Federal Reserve Governor Christopher Waller said the central bank plans to roll out its “skinny master account” proposal before the end of the year, while work on a broader cryptocurrency market structure bill stalls and markets falter. 

Speaking Monday at an event hosted by the Global Interdependence Center, Waller said he hopes to have the slimmed-down version of a Fed master account in place by year’s end. A traditional master account allows institutions direct access to the Fed’s payment systems and provides the most direct access to the U.S. money supply available to financial institutions. The proposed “skinny” version would not allow for interest on balances and could not access the discount window to borrow funds, among other limits. 

Comments were due on Friday, revealing rifts between crypto industry participants and community banks over whether nontraditional finance firms should be allowed to connect to parts of the U.S. payment system. 

“We’ll have to kind of work through that stuff, but if we get that done reasonably well, I’d like to try to have this done by the end of the year, if possible,” Waller said.

The central bank’s work in digital assets forges on as lawmakers in Washington D.C. face several obstacles in trying to pass a bill to regulate the industry as a whole. 

Waller pointed to “euphoria” that stemmed from President Donald Trump entering office last year and said that is now going away as leading crypto assets, including bitcoin, retrace their prices to multi-month lows.

“You get in, you make some money, you might lose some money,” Waller said. “That’s the nature of the beast in a lot of these things. Some of the euphoria that came into the crypto world with the current administration, some of that’s kind of fading.”

Bitcoin hit its all-time high at just over $126,000 last year, but has since fallen to around $70,000, according to The Block’s price page

Progress stalled in DC

On Capitol Hill, lawmakers are working to pass broader crypto market structure legislation, often called “Clarity” after the House version of a bill that passed over the summer. Efforts in the Senate have stalled, however, igniting concern that clarity isn’t coming.

If passed, a market structure bill would regulate the crypto industry as a whole, including setting standards for decentralized finance operators and crypto exchanges while also divvying up roles for two key agencies — the Commodity Futures Trading Commission and the Securities and Exchange Commission. 
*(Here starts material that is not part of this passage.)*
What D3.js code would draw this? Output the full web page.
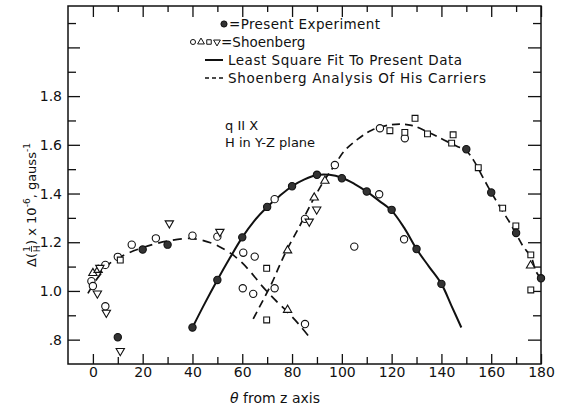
<!DOCTYPE html>
<html>
<head>
<meta charset="utf-8">
<script src="https://cdn.jsdelivr.net/npm/d3@7"></script>
<style>
  body { margin: 0; background: #fff; }
  text { font-family: "DejaVu Sans", sans-serif; fill: #111; }
</style>
</head>
<body>
<div id="container"></div>
<script>
// values: [theta in degrees, delta(1/H) x 1e-6 gauss^-1]
var presentPts = [[10,0.81],[20,1.17],[30,1.19],[40,0.85],[50,1.045],[60,1.22],[70,1.345],
    [80,1.43],[90,1.477],[100,1.463],[110,1.408],[120,1.333],[130,1.172],[140,1.029],
    [150,1.582],[160,1.404],[170,1.238],[180,1.052]];
var shoenCircles = [[-0.6,1.04],[0,1.02],[5,1.107],[10,1.14],[15.6,1.19],[25.3,1.216],[40,1.227],
    [50,1.223],[5,0.937],[60.4,1.157],[65,1.141],[60.2,1.011],[64.4,0.988],[73,1.011],[85.2,0.864],
    [73,1.377],[85.2,1.296],[97.2,1.517],[105,1.182],[115,1.397],[125,1.212],[115.3,1.668],[125.3,1.627]];
var shoenSquares = [[11,1.127],[69.8,1.093],[69.8,0.881],[119.3,1.658],[129.4,1.709],[125.3,1.651],
    [134.4,1.645],[144.7,1.641],[144.1,1.607],[154.8,1.506],[164.6,1.34],[169.9,1.267],[175.9,1.148],[175.9,1.004]];
var shoenTriUp = [[0,1.073],[2.1,1.086],[78.2,1.166],[78.2,0.922],[88.9,1.383],[93.2,1.452],[175.8,1.104]];
var shoenTriDown = [[1.8,0.99],[2.8,1.095],[5.4,0.911],[11,0.754],[30.7,1.278],[51,1.243],[86.9,1.285],[89.9,1.335]];

// least square fit (solid)
var fitCurve = [[40,0.85],[45,0.95],[50,1.045],[55,1.135],[60,1.22],[65,1.29],[70,1.345],[75,1.39],
    [80,1.43],[85,1.458],[90,1.476],[95,1.477],[100,1.465],[105,1.44],[110,1.408],[115,1.37],
    [120,1.33],[125,1.26],[130,1.172],[135,1.10],[140,1.029],[144,0.94],[148,0.85]];
// Shoenberg analysis (dashed)
var shoenLeft = [[-2,0.99],[1,1.04],[3.5,1.075],[7,1.115],[13,1.15],[20,1.178],[30,1.205],[40,1.215],
    [48,1.195],[52,1.175],[56,1.15],[60,1.115],[64,1.07],[68,1.02],[73,0.965],[78,0.915],[83,0.86],[87,0.81]];
var shoenRight = [[64.4,0.885],[68.4,0.963],[72,1.035],[75,1.105],[78,1.17],[83,1.265],[88.5,1.375],
    [93,1.455],[97,1.515],[101,1.575],[106,1.62],[112,1.66],[120,1.683],[128,1.68],[135,1.65],
    [141,1.62],[146,1.595],[150,1.575],[153,1.535],[157,1.46],[160,1.405],[163.5,1.345],[167.5,1.28],
    [170,1.235],[173,1.18],[176,1.14],[178,1.08],[180,1.05]];

var xMajor = d3.range(0, 181, 20);
var xMinor = d3.range(10, 180, 20);
var yMajor = [0.8, 1.0, 1.2, 1.4, 1.6, 1.8, 2.0];
var yMinor = [0.9, 1.1, 1.3, 1.5, 1.7, 1.9, 2.1];

var W = 564, H = 406;
var x = d3.scaleLinear().domain([-10, 180]).range([68, 541]);
var y = d3.scaleLinear().domain([0.7, 2.17]).range([364, 6]);

var svg = d3.select("#container").append("svg")
    .attr("width", W).attr("height", H);

// frame
svg.append("rect")
    .attr("x", x(-10)).attr("y", y(2.17))
    .attr("width", x(180) - x(-10)).attr("height", y(0.7) - y(2.17))
    .attr("fill", "none").attr("stroke", "#111").attr("stroke-width", 1.5);

function styleAxis(g) {
    g.select(".domain").remove();
    g.selectAll("line").attr("stroke", "#111").attr("stroke-width", 1.3);
    g.selectAll("text").attr("font-size", 14).attr("font-family", "DejaVu Sans").attr("fill", "#111");
}
// bottom
svg.append("g").attr("transform", "translate(0," + y(0.7) + ")")
    .call(d3.axisBottom(x).tickValues(xMajor).tickSizeInner(-10).tickSizeOuter(0).tickPadding(3).tickFormat(d3.format("d")))
    .call(styleAxis);
svg.append("g").attr("transform", "translate(0," + y(0.7) + ")")
    .call(d3.axisBottom(x).tickValues(xMinor).tickSizeInner(-7).tickSizeOuter(0).tickFormat(""))
    .call(styleAxis);
// top
svg.append("g").attr("transform", "translate(0," + y(2.17) + ")")
    .call(d3.axisTop(x).tickValues(xMajor).tickSizeInner(-11).tickSizeOuter(0).tickFormat(""))
    .call(styleAxis);
svg.append("g").attr("transform", "translate(0," + y(2.17) + ")")
    .call(d3.axisTop(x).tickValues(xMinor).tickSizeInner(-6).tickSizeOuter(0).tickFormat(""))
    .call(styleAxis);
// left
svg.append("g").attr("transform", "translate(" + x(-10) + ",0)")
    .call(d3.axisLeft(y).tickValues(yMajor).tickSizeInner(-12).tickSizeOuter(0).tickPadding(6)
        .tickFormat(function(d){ return d > 1.85 ? "" : (d < 1 ? ".8" : d3.format(".1f")(d)); }))
    .call(styleAxis);
svg.append("g").attr("transform", "translate(" + x(-10) + ",0)")
    .call(d3.axisLeft(y).tickValues(yMinor).tickSizeInner(-8).tickSizeOuter(0).tickFormat(""))
    .call(styleAxis);
// right
svg.append("g").attr("transform", "translate(" + x(180) + ",0)")
    .call(d3.axisRight(y).tickValues(yMajor).tickSizeInner(-13).tickSizeOuter(0).tickFormat(""))
    .call(styleAxis);
svg.append("g").attr("transform", "translate(" + x(180) + ",0)")
    .call(d3.axisRight(y).tickValues(yMinor).tickSizeInner(-8).tickSizeOuter(0).tickFormat(""))
    .call(styleAxis);

// curves
var line = d3.line()
    .x(function(d){ return x(d[0]); })
    .y(function(d){ return y(d[1]); })
    .curve(d3.curveCatmullRom);
svg.append("path").datum(fitCurve).attr("d", line)
    .attr("fill", "none").attr("stroke", "#111").attr("stroke-width", 2);
svg.append("path").datum(shoenLeft).attr("d", line)
    .attr("fill", "none").attr("stroke", "#111").attr("stroke-width", 1.7).attr("stroke-dasharray", "9,6");
svg.append("path").datum(shoenRight).attr("d", line)
    .attr("fill", "none").attr("stroke", "#111").attr("stroke-width", 1.7).attr("stroke-dasharray", "8,5");

// markers
function markers(data, type, size, rot, filled) {
    svg.append("g").selectAll("path").data(data).enter().append("path")
        .attr("d", d3.symbol().type(type).size(size))
        .attr("transform", function(d){ return "translate(" + x(d[0]) + "," + y(d[1]) + ") rotate(" + rot + ")"; })
        .attr("fill", filled ? "#333" : "#fff")
        .attr("stroke", "#111").attr("stroke-width", 1.1);
}
markers(shoenCircles, d3.symbolCircle, 42, 0, false);
markers(shoenSquares, d3.symbolSquare, 34, 0, false);
markers(shoenTriUp, d3.symbolTriangle, 30, 0, false);
markers(shoenTriDown, d3.symbolTriangle, 30, 180, false);
markers(presentPts, d3.symbolCircle, 42, 0, true);

// legend
var lg = svg.append("g");
lg.append("path").attr("d", d3.symbol().type(d3.symbolCircle).size(30)())
    .attr("transform", "translate(224,24)").attr("fill", "#333").attr("stroke", "#111");
lg.append("text").attr("x", 229).attr("y", 29).attr("font-size", 13.5)
    .attr("textLength", 151).attr("lengthAdjust", "spacing").text("=Present Experiment");
var lsym = [[193, d3.symbolCircle, 0], [201, d3.symbolTriangle, 0], [209, d3.symbolSquare, 0], [217, d3.symbolTriangle, 180]];
lsym.forEach(function(s){
    lg.append("path").attr("d", d3.symbol().type(s[1]).size(20)())
        .attr("transform", "translate(" + s[0] + ",42) rotate(" + s[2] + ")")
        .attr("fill", "#fff").attr("stroke", "#111").attr("stroke-width", 1);
});
lg.append("text").attr("x", 221).attr("y", 47).attr("font-size", 13.5).text("=Shoenberg");
lg.append("line").attr("x1", 205).attr("x2", 223).attr("y1", 60).attr("y2", 60)
    .attr("stroke", "#111").attr("stroke-width", 2);
lg.append("text").attr("x", 228).attr("y", 65).attr("font-size", 13.5)
    .attr("textLength", 234).attr("lengthAdjust", "spacing").text("Least Square Fit To Present Data");
lg.append("line").attr("x1", 205).attr("x2", 223).attr("y1", 78).attr("y2", 78)
    .attr("stroke", "#111").attr("stroke-width", 1.7).attr("stroke-dasharray", "4,3");
lg.append("text").attr("x", 228).attr("y", 83).attr("font-size", 13.5)
    .attr("textLength", 258).attr("lengthAdjust", "spacing").text("Shoenberg Analysis Of His Carriers");

// annotation
svg.append("text").attr("x", 225).attr("y", 130).attr("font-size", 13).text("q II X");
svg.append("text").attr("x", 225).attr("y", 147).attr("font-size", 13).text("H in Y-Z plane");

// x title
var xt = svg.append("text").attr("x", 275).attr("y", 403).attr("font-size", 14).attr("text-anchor", "middle");
xt.append("tspan").attr("font-style", "italic").text("\u03b8");
xt.append("tspan").text(" from z axis");

// y title, rotated, with stacked fraction
var yo = svg.append("g").attr("transform", "translate(36,205) rotate(-90)");
var yl = yo.append("g");
var cur = 0;
function piece(str, size, dy) {
    var t = yl.append("text").attr("x", cur).attr("y", dy).attr("font-size", size).text(str);
    cur += t.node().getComputedTextLength();
    return t;
}
piece("\u0394(", 13, 0);
var fx = cur + 4;
yl.append("text").attr("x", fx).attr("y", -6).attr("font-size", 9).attr("text-anchor", "middle").text("1");
yl.append("text").attr("x", fx).attr("y", 4).attr("font-size", 9).attr("text-anchor", "middle").text("H");
yl.append("line").attr("x1", fx - 3).attr("x2", fx + 3).attr("y1", -4.5).attr("y2", -4.5)
    .attr("stroke", "#111").attr("stroke-width", 0.8);
cur += 8;
piece(") x 10", 13, 0);
piece("-6", 9, -6);
piece(", gauss", 13, 0);
piece("-1", 9, -6);
yl.attr("transform", "translate(" + (-cur / 2) + ",0)");
</script>
</body>
</html>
The Senate Agriculture Committee, which has jurisdiction over the CFTC, advanced its version of a market structure bill last month, but received no Democratic support over ethics concerns related to Trump’s crypto ties. The Senate Banking Committee, which oversees the SEC, pulled its hearing to vote on its draft at the 11th hour, after Coinbase withdrew support largely stemming from disagreements over how to treat stablecoin rewards.

“Clarity seems to be sort of stalled in the Congress,” Waller said on Monday. “There is a lot of opposition to what they want to do on things, and they can’t seem to break through to get it finished.”

“That’s part of the reason there’s some disruption in this crypto world,” he added. “Everything thought Clarity would come in and that would clear the road, and everybody could move on. It doesn’t look like it’s going anywhere anytime soon.”